_What the exercise asks_
Reproduce exactly, with no pictures, each line from the opening of the material down through the line containing "length=6, width=1, pad=7)".
# start of Dataset extract
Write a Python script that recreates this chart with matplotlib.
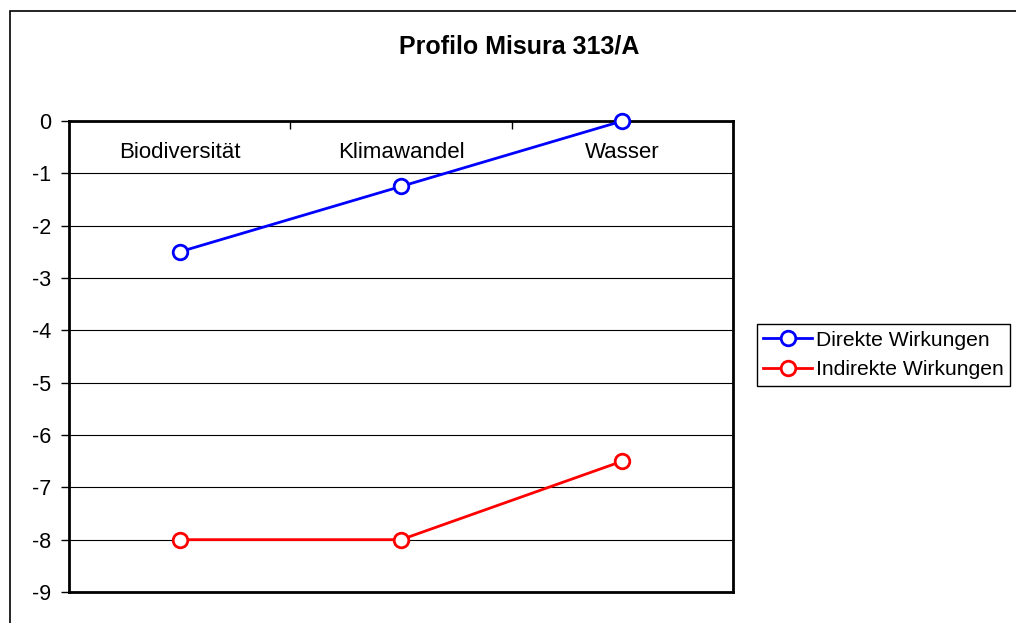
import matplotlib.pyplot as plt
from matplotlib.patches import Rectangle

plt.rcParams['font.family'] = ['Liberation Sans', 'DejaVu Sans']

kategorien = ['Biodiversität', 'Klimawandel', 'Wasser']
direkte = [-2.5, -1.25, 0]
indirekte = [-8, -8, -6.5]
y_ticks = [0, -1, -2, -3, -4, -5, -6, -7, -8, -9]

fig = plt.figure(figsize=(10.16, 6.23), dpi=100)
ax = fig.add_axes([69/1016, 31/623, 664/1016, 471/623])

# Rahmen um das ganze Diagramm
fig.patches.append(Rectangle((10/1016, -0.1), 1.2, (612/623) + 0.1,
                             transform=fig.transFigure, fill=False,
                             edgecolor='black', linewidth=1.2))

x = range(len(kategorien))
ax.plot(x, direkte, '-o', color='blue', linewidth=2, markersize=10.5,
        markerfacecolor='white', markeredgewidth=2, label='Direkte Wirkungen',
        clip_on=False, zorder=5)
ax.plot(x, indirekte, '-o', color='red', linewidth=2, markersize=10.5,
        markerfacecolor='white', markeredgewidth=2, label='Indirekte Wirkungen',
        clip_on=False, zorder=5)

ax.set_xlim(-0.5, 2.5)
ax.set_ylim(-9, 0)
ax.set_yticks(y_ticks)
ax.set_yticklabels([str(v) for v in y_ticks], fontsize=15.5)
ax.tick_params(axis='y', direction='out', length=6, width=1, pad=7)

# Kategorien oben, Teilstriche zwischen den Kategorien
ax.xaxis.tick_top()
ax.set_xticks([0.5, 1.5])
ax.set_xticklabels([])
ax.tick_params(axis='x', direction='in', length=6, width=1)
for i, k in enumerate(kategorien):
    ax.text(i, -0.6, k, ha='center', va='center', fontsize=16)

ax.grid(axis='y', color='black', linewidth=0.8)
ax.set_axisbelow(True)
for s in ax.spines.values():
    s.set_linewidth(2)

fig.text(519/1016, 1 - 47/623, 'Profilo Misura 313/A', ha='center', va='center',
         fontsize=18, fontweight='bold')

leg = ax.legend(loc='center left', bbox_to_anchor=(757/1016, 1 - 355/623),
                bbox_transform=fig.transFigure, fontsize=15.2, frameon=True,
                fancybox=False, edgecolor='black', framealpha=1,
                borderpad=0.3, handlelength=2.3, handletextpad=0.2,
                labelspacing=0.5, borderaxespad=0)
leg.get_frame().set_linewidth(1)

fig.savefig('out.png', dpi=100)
# end of Dataset extract
_Complete answer_
Write a Python script that recreates this chart with matplotlib.
import matplotlib.pyplot as plt
from matplotlib.patches import Rectangle

plt.rcParams['font.family'] = ['Liberation Sans', 'DejaVu Sans']

kategorien = ['Biodiversität', 'Klimawandel', 'Wasser']
direkte = [-2.5, -1.25, 0]
indirekte = [-8, -8, -6.5]
y_ticks = [0, -1, -2, -3, -4, -5, -6, -7, -8, -9]

fig = plt.figure(figsize=(10.16, 6.23), dpi=100)
ax = fig.add_axes([69/1016, 31/623, 664/1016, 471/623])

# Rahmen um das ganze Diagramm
fig.patches.append(Rectangle((10/1016, -0.1), 1.2, (612/623) + 0.1,
                             transform=fig.transFigure, fill=False,
                             edgecolor='black', linewidth=1.2))

x = range(len(kategorien))
ax.plot(x, direkte, '-o', color='blue', linewidth=2, markersize=10.5,
        markerfacecolor='white', markeredgewidth=2, label='Direkte Wirkungen',
        clip_on=False, zorder=5)
ax.plot(x, indirekte, '-o', color='red', linewidth=2, markersize=10.5,
        markerfacecolor='white', markeredgewidth=2, label='Indirekte Wirkungen',
        clip_on=False, zorder=5)

ax.set_xlim(-0.5, 2.5)
ax.set_ylim(-9, 0)
ax.set_yticks(y_ticks)
ax.set_yticklabels([str(v) for v in y_ticks], fontsize=15.5)
ax.tick_params(axis='y', direction='out', length=6, width=1, pad=7)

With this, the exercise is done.